Privatsphäre:Weg mit der Google-Brille

Privatsphäre: Logo von Julian Oliver gegen Google Glass

Logo von Julian Oliver gegen Google Glass

Kein Internet für Glassholes: Wie der Künstler Julian Oliver mit ein paar Zeilen Programmiercode die Privatsphäre der Menschen verteidigt.

Von Hakan Tanriverdi

Es wäre zu einfach, Julian Oliver einen Entwickler zu nennen. Er selbst sieht sich als kritischen Entwickler. Als einen, der viel von Technik versteht. Und einen, der überzeugt ist, dass nichts unsere Gesellschaft so stark verändert wie Technik. Deshalb, so hat er es in einem Manifest niedergeschrieben, sei es seine Aufgabe, darauf zu achten, dass Technik nicht missbraucht wird.

Alles klar?

Nun, wie das genau aussehen kann, zeigt Oliver gerade mit einem Computerprogramm, das darüber wacht, wer sich zum Beispiel in ein Wlan-Netz einwählt. Das Programm sucht alle 30 Sekunden nach Menschen, die eine Google Glass tragen. Wird eine Datenbrille in dem Netzwerk gefunden, fliegt sie umgehend raus.

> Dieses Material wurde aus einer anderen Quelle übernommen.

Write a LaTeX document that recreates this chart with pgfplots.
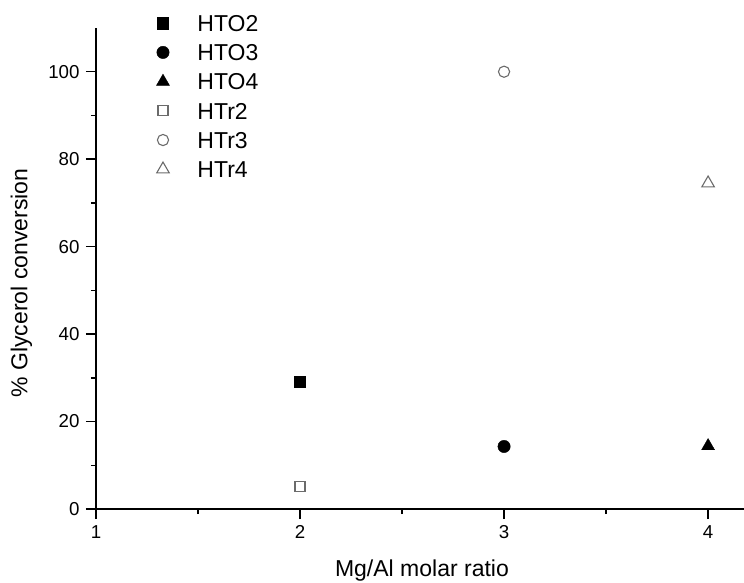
\documentclass[border=0pt]{standalone}
\usepackage{fontspec}
\setmainfont{Liberation Sans}
\usepackage{pgfplots}
\pgfplotsset{compat=1.18}

\definecolor{opengray}{gray}{0.42}

\begin{document}
\begin{tikzpicture}
\begin{axis}[
    name=ax,
    at={(0,0)}, anchor=south west,
    scale only axis,
    width=648bp, height=481bp,
    xmin=1, xmax=4.176,
    ymin=0, ymax=110,
    axis x line*=bottom,
    axis y line*=left,
    axis line style={line width=1.5bp},
    every tick/.style={line width=1.4bp, black},
    tick align=outside,
    major tick length=10bp,
    minor tick length=5bp,
    xtick={1,2,3,4},
    ytick={0,20,40,60,80,100},
    minor x tick num=1,
    minor y tick num=1,
    /pgf/number format/assume math mode=true,
    tick label style={font=\fontsize{18.7bp}{20bp}\selectfont},
    yticklabel style={xshift=-3bp},
    xticklabel style={yshift=-3bp},
    xlabel={Mg/Al molar ratio},
    ylabel={\% Glycerol conversion},
    label style={font=\fontsize{23bp}{26bp}\selectfont},
    xlabel style={at={(axis description cs:0.503,-0.128)}, anchor=center},
    ylabel style={at={(axis description cs:-0.115,0.47)}, anchor=center},
    clip=false,
    legend cell align=left,
    legend image code/.code={\draw[#1] plot coordinates {(0bp,0bp)};},
    legend style={
        draw=none, fill=none, inner sep=0pt, outer sep=0pt,
        at={(rel axis cs:0,1)}, xshift=60.5bp, yshift=13bp, anchor=north west,
        font=\fontsize{23bp}{26bp}\selectfont,
        nodes={inner sep=0pt, text height=16.5bp, text depth=0bp},
        row sep=12.7bp, column sep=28bp,
    },
]
\addplot[only marks, mark=square*, mark size=5.6bp, black] coordinates {(2,29.2)};
\addlegendentry{HTO2}
\addplot[only marks, mark=*, mark size=6.2bp, black] coordinates {(3,14.3)};
\addlegendentry{HTO3}
\addplot[only marks, mark=triangle*, mark size=7.5bp, black] coordinates {(4,14.4)};
\addlegendentry{HTO4}
\addplot[only marks, mark=square, mark size=5bp, opengray, line width=1.1bp] coordinates {(2,5.1)};
\addlegendentry{HTr2}
\addplot[only marks, mark=o, mark size=5.6bp, opengray, line width=1.1bp] coordinates {(3,100)};
\addlegendentry{HTr3}
\addplot[only marks, mark=triangle, mark size=7.2bp, opengray, line width=1.1bp] coordinates {(4,74.5)};
\addlegendentry{HTr4}
\end{axis}
\pgfresetboundingbox
\path (-96bp,-74bp) rectangle (648bp,509bp);
\end{tikzpicture}
\end{document}
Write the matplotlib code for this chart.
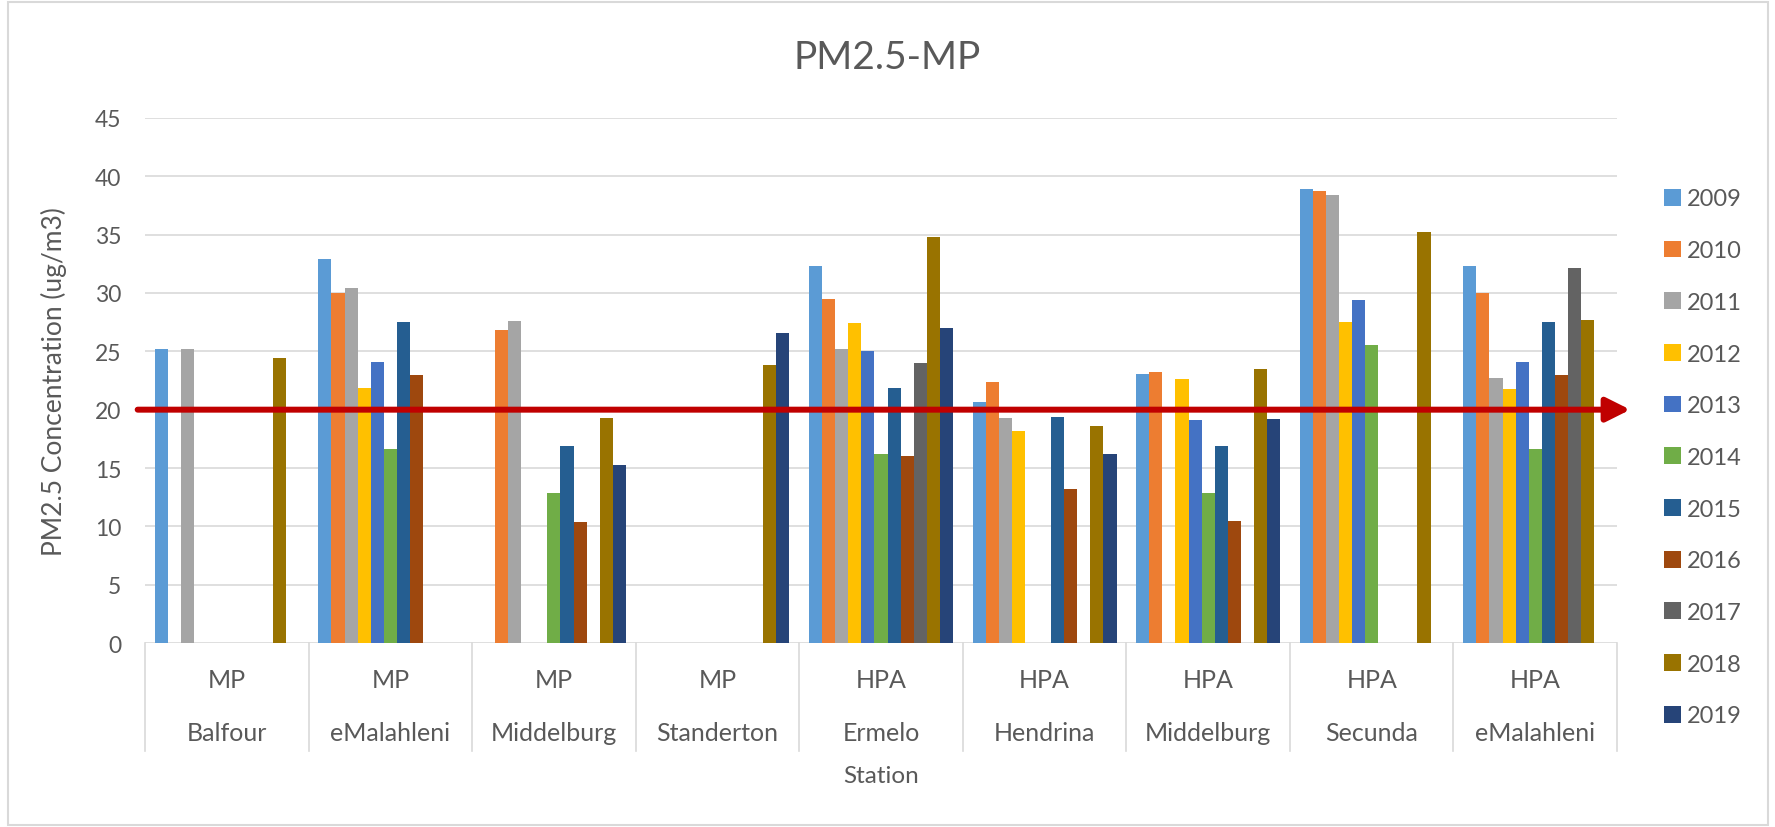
import numpy as np
import matplotlib
matplotlib.use('Agg')
from matplotlib import pyplot as plt
from matplotlib.patches import Patch, Rectangle

nan = np.nan

grupos = ['MP', 'MP', 'MP', 'MP', 'HPA', 'HPA', 'HPA', 'HPA', 'HPA']
estacoes = ['Balfour', 'eMalahleni', 'Middelburg', 'Standerton', 'Ermelo',
            'Hendrina', 'Middelburg', 'Secunda', 'eMalahleni']
anos = ['2009', '2010', '2011', '2012', '2013', '2014', '2015', '2016',
        '2017', '2018', '2019']

v2009 = [25.2, 32.9, nan, nan, 32.3, 20.7, 23.1, 38.9, 32.3]
v2010 = [nan, 30.0, 26.8, nan, 29.5, 22.4, 23.2, 38.7, 30.0]
v2011 = [25.2, 30.4, 27.6, nan, 25.2, 19.3, nan, 38.4, 22.7]
v2012 = [nan, 21.9, nan, nan, 27.4, 18.2, 22.6, 27.5, 21.8]
v2013 = [nan, 24.1, nan, nan, 25.0, nan, 19.1, 29.4, 24.1]
v2014 = [nan, 16.6, 12.9, nan, 16.2, nan, 12.9, 25.5, 16.6]
v2015 = [nan, 27.5, 16.9, nan, 21.9, 19.4, 16.9, nan, 27.5]
v2016 = [nan, 23.0, 10.4, nan, 16.0, 13.2, 10.5, nan, 23.0]
v2017 = [nan, nan, nan, nan, 24.0, nan, nan, nan, 32.1]
v2018 = [24.4, nan, 19.3, 23.8, 34.8, 18.6, 23.5, 35.2, 27.7]
v2019 = [nan, nan, 15.3, 26.6, 27.0, 16.2, 19.2, nan, nan]

limite = 20

series = [v2009, v2010, v2011, v2012, v2013, v2014, v2015, v2016,
          v2017, v2018, v2019]
cores = ['#5B9BD5', '#ED7D31', '#A5A5A5', '#FFC000', '#4472C4', '#70AD47',
         '#255E91', '#9E480E', '#636363', '#997300', '#264478']

cinza_txt = '#595959'
cinza_grade = '#D9D9D9'

plt.rcParams['font.family'] = ['Lato', 'DejaVu Sans']

fig = plt.figure(figsize=(17.75, 8.28), dpi=100)
ax = fig.add_axes([0.0817, 0.2222, 0.8293, 0.6341])

x = np.arange(len(estacoes))
larg = 0.08
n = len(series)
for i, (vals, cor) in enumerate(zip(series, cores)):
    desloc = (i - (n - 1) / 2) * larg
    ax.bar(x + desloc, vals, width=larg, color=cor, label=anos[i], zorder=2)

ax.set_ylim(0, 45)
ax.set_xlim(-0.5, len(estacoes) - 0.5)
ax.set_yticks(range(0, 46, 5))
ax.yaxis.grid(True, color=cinza_grade, linewidth=1.2, zorder=0)
ax.set_axisbelow(True)
for s in ax.spines.values():
    s.set_visible(False)
ax.set_xticks([])
ax.tick_params(axis='y', length=0, pad=17, labelsize=16.5, labelcolor=cinza_txt)

# eixo de categorias em dois niveis
trans = ax.get_xaxis_transform()
for b in np.arange(-0.5, len(estacoes), 1.0):
    ax.plot([b, b], [0, -0.206], transform=trans, color=cinza_grade,
            linewidth=1.2, clip_on=False)
for xi, g, e in zip(x, grupos, estacoes):
    ax.text(xi, -0.0686, g, transform=trans, ha='center', va='center',
            fontsize=18, color=cinza_txt)
    ax.text(xi, -0.1695, e, transform=trans, ha='center', va='center',
            fontsize=18, color=cinza_txt)

ax.text(0.5, -0.253, 'Station', transform=ax.transAxes, ha='center',
        va='center', fontsize=17.5, color=cinza_txt)
ax.set_ylabel('PM2.5 Concentration (ug/m3)', fontsize=19, color=cinza_txt)
ax.yaxis.set_label_coords(-0.053, 0.5)

fig.text(0.5, 0.930, 'PM2.5-MP', ha='center', va='center', fontsize=28,
         color=cinza_txt)

# seta do limite
ax.annotate('', xy=(1.009, limite), xytext=(-0.005, limite),
            xycoords=ax.get_yaxis_transform(),
            textcoords=ax.get_yaxis_transform(),
            arrowprops=dict(arrowstyle='-|>', color='#C00000', lw=4.3,
                            mutation_scale=36, shrinkA=0, shrinkB=0),
            zorder=5, annotation_clip=False)

handles = [Patch(facecolor=c, label=a) for c, a in zip(cores, anos)]
fig.legend(handles=handles, loc='center left', bbox_to_anchor=(0.9375, 0.4463),
           frameon=False, fontsize=17, labelspacing=1.3, handlelength=0.72,
           handleheight=0.72, handletextpad=0.25, borderpad=0, borderaxespad=0,
           labelcolor=cinza_txt)

fig.patches.append(Rectangle((0.0045, 0.003), 0.9915, 0.993, transform=fig.transFigure,
                             fill=False, edgecolor=cinza_grade, linewidth=1.5))

fig.savefig('out.png', dpi=100)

Kein Internet für "Glassholes". Dieses Schimpfwort gilt der sonderbaren Spezies, die sich seit einiger Zeit mit ihrer Datenbrille im schummrigen Licht der Bars von San Francisco herumtreibt. Menschen, die dort Fotos schießen und Videos aufnehmen - und alle jene nerven, die einfach nur ein Bier trinken wollen. Die Geräte gelten als teures Spielzeug für elitäre Technikfreaks. Google selbst hat seinen Glasses eine Art Knigge beigelegt, der Empfehlungen gibt, wie man sich mit einer Datenbrille verhalten sollte.

Julian Oliver ist also nicht der Erste, der daran Kritik übt. Aber mit seiner Aktion hat er trotzdem für so viel Aufmerksamkeit gesorgt, dass er Interviews auf 15 Minuten begrenzen muss. Dann wartet schon der Nächste, der mit ihm sprechen will. Er sagt: "Google Glass kann vieles sein, aber es ist auch eine ausgesprochen hinterhältige Kamera, die nicht einmal anzeigt, ob sie gerade aufnimmt oder nicht." Die Reaktion auf seinen Programmiercode sei größtenteils positiv ausgefallen - mit Ausnahme der Google-Glass-Anhänger natürlich. Die haben sich beschwert.

Oliver ist 40 Jahre alt, wurde in Neuseeland geboren und lebt mittlerweile in Berlin. Sein Architekturstudium hat er abgebrochen. Seither hat er in Spielestudios gearbeitet - und in Australien, Kroatien, USA, Spanien und Schweden an virtuellen Realitäten geforscht. Was genau bedeutet es, wenn sich der Alltag zunehmend ins Netz verlagert? Das ist die Frage, die Oliver umtreibt. Die Antworten, die er darauf findet, sind kurios - und technische Meisterstücke. Seine Arbeiten wurden mehrfach ausgezeichnet. Für die Tate Modern in London waren sie so interessant, dass er dort über sein Werk referieren durfte.

Da ist zum Beispiel sein Projekt Newstweek. Eine Installation, mit der Nachrichten manipuliert werden. Weil Menschen zunehmend zu ihrem Tablet und ihrem Smartphone greifen, um zu sehen, was in der Welt passiert, sei es einfach, Nachrichten zu verändern, so Oliver. Er führt das mit einem kleinen Kasten vor, den er in der Nähe des Wlan einstöpselt. Wählt sich nun ein Gerät ins Internet, kommuniziert dieses auch mit dem Kasten. Doch darin steckt ein kleiner Computer, den Oliver kontrolliert und dazu nutzt, manipulierte Nachrichten einzuspielen. "Queensland wurde überflutet", steht dann beispielsweise auf der Homepage der britischen BBC. Und der unbedarfte Leser ahnt nicht, dass es gar keine Überschwemmungen gab.

Oliver macht einen schleichenden Prozess sichtbar. Sei es nun, indem er Nachrichten ändert oder Menschen mit Googles Datenbrille einfach aus einem Netzwerk schmeißt. Privatsphäre bedeute, frei wählen zu können, welche Seite man von sich in der Welt zeigt, sagt der Künstler, und: "Google Glass will uns diese Möglichkeit nehmen." Und auch wenn Oliver das nicht verhindern kann, er kann es dem Konzern zumindest schwerer machen. Ein paar Zeilen Programmiercode reichen dafür schon aus.